Consider a binary tree built the following way:
- The root node is \$1\$
- For a given node \$n\$:
- If \$n\$ is odd, its only child is \$2n\$
- If \$n\$ is even, one of its children is \$2n\$. If \$\frac {n-1} 3\$ is an integer and not already part of the tree, its right child is \$\frac {n-1} 3\$
- Recursively and infinitely define the tree this way, beginning from the root node.
The resulting tree begins like this:
and continues forever, conjectured to contain all positive integers. If you choose any integer on this tree and work your way up through its parents, you'll find the Collatz path to \$1\$ for that integer. This is called a Collatz graph
This is that tree to a depth of 20.
We can read this tree as rows, from left to right, to create a list of lists:
[[1], [2], [4], [8], [16], [32, 5], [64, 10], [128, 21, 20, 3], [256, 42, 40, 6], [512, 85, 84, 80, 13, 12], [1024, 170, 168, 160, 26, 24], [2048, 341, 340, 336, 320, 53, 52, 48], ...

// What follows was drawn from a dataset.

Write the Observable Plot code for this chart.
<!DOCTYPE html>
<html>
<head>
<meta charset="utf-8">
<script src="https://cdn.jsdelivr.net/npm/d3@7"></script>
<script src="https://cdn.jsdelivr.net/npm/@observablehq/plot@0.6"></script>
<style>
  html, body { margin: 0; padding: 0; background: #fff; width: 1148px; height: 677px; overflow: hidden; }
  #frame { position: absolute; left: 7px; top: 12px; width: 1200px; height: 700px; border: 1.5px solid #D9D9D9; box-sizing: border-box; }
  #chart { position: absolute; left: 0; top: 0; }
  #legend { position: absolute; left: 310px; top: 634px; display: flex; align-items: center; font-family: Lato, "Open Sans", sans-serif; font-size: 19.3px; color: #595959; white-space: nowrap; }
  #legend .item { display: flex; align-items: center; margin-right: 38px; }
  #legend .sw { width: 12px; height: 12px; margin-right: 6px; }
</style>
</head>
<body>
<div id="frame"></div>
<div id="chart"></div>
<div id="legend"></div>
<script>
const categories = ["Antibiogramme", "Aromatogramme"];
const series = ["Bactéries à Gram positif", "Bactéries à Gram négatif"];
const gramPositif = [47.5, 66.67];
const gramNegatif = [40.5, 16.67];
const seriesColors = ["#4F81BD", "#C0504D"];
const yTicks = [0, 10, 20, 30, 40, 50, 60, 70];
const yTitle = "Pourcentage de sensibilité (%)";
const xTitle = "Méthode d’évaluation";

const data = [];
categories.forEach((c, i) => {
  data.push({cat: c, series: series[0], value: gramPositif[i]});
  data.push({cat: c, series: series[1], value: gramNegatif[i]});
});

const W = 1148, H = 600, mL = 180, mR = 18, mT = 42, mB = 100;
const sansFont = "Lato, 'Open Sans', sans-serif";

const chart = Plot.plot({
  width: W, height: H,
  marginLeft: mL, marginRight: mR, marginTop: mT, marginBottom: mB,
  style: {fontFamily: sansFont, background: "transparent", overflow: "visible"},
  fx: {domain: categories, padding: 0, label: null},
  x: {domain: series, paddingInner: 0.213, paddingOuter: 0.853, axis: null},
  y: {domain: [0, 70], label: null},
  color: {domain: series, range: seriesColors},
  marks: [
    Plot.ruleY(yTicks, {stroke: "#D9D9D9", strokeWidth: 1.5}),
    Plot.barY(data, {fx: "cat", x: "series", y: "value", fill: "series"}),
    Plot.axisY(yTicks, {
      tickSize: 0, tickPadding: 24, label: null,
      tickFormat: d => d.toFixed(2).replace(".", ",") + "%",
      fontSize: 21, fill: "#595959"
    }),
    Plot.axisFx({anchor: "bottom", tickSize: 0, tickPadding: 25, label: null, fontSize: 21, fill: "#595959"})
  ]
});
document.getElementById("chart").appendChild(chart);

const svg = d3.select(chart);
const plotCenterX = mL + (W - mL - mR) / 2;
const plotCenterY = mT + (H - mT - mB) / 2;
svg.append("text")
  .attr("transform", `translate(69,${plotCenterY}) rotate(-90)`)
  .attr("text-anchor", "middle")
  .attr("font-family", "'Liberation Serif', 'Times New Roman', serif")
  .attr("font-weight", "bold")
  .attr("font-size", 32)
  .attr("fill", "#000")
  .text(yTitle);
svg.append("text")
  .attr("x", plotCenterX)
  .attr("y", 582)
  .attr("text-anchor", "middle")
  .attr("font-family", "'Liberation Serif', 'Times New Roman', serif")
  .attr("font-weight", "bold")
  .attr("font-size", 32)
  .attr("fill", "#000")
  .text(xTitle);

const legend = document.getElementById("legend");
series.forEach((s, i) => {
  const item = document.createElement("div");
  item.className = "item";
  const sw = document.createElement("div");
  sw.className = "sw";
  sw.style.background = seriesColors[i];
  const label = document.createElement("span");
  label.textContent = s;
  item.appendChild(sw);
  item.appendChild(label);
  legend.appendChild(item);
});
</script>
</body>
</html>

Flattened, this is A088976.
Your program should take a positive integer \$n\$ and output the first \$n\$ rows of this tree. You may output in any format that clearly and consistently shows a separation between each element in the row, and a distinct separation between the rows themselves. For example, spaces for the elements, and newlines for the rows.
This is a sample program (ungolfed) that takes an integer and outputs each list on a line.
This is code-golf, so the shortest code in bytes wins.